Ben Cohen launched the Daily Banter in 2007 so he could blog his (left-of-center) political opinions. But what started as a hobby eventually grew into a robust political site that boasted several contributors and upward of a million unique visitors per month.
Cohen was able to generate a sustainable income from this traffic via display advertising, but that income would fluctuate widely month-to-month, often due to the whims of the Facebook algorithm and other external factors he couldn’t control.
So a few years ago, Cohen set out to diversify his revenue by launching a paid membership service. I interviewed him about how he designed his membership and what he did to grow it.

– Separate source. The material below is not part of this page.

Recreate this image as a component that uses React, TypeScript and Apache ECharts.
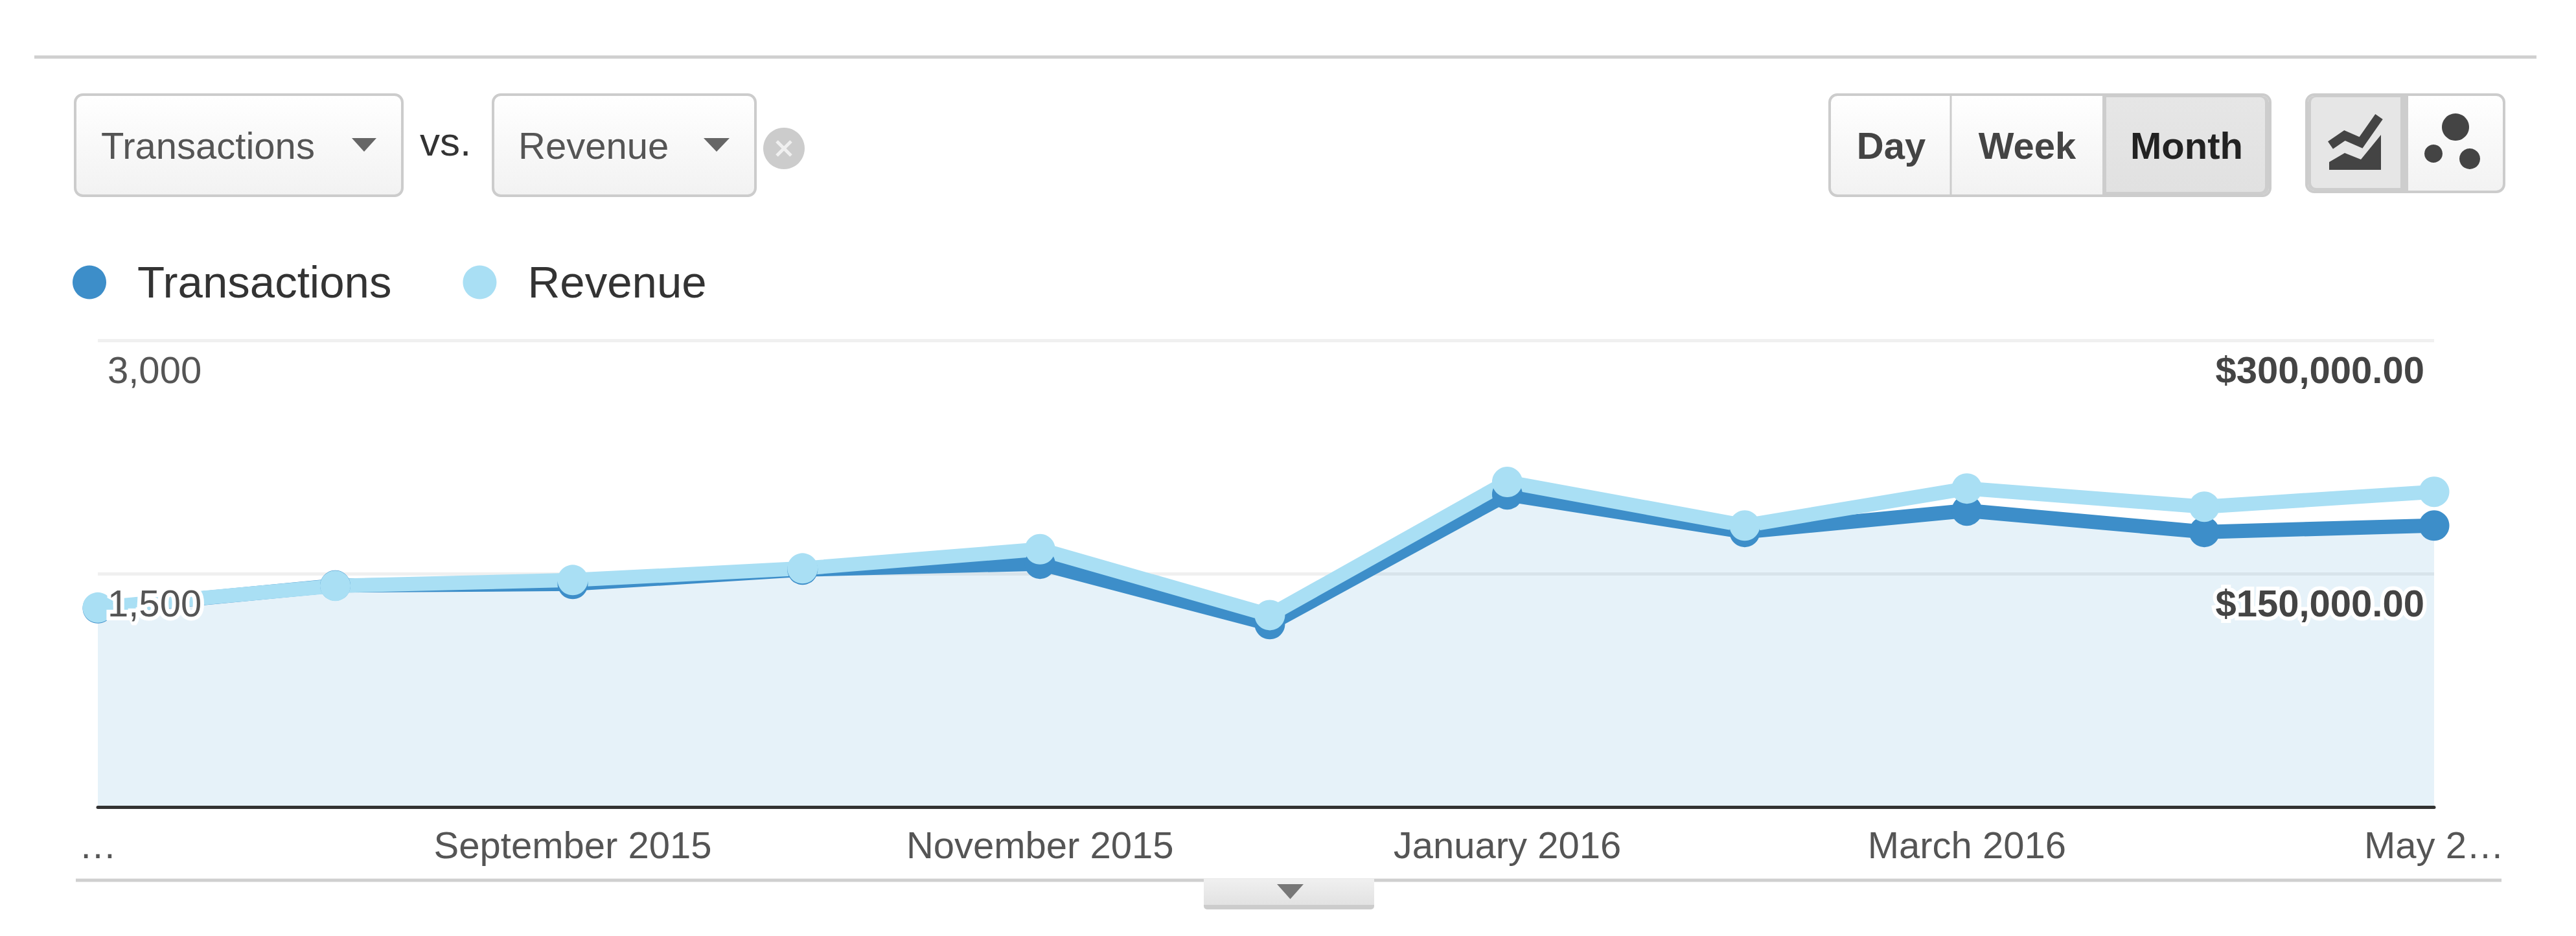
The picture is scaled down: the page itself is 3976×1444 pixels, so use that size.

Some takeaways from our conversation:
- The focus of the site has always been on quality over quantity. Cohen avoided clickbait, and this resulted in a much more loyal readership that was more likely to convert into paying subscribers.
- Most of the site’s revenue — between 60 and 70 percent — comes from advertising. Everything else comes from subscriptions. Given that the Daily Banter’s advertising revenue fluctuated wildly month-to-month, Cohen wanted to add more stability to his revenue stream.
- He was encouraged by the success of people like Andrew Sullivan, who managed to get over 30,000 paying subscribers when he launched his subscription site several years ago.
- Cohen tried several different strategies with his membership. He first launched a metered paywall where readers would get a certain number of articles for free. But after some trial and error, he settled on creating a separate membership site where people could log in, and he now produces member-only content for that site while the bulk of his content is available for free on the Daily Banter.
- He settled on charging between $3.99 and $5.99 a month for memberships.
- There was an initial rush of subscribers at the launch of the paywall followed by a slow monthly trickle. Cohen saw another huge jump in subscribers after Donald Trump was elected. In the wake of that election, he wrote a personal appeal to his readership, asking it to help fund his anti-Trump reporting, and it worked.
- Cohen’s team produces about four membership-only pieces of content per week. While the free content is meant to appeal to a broader audience, the membership content assumes a familiarity with the readership and often includes more personal essays.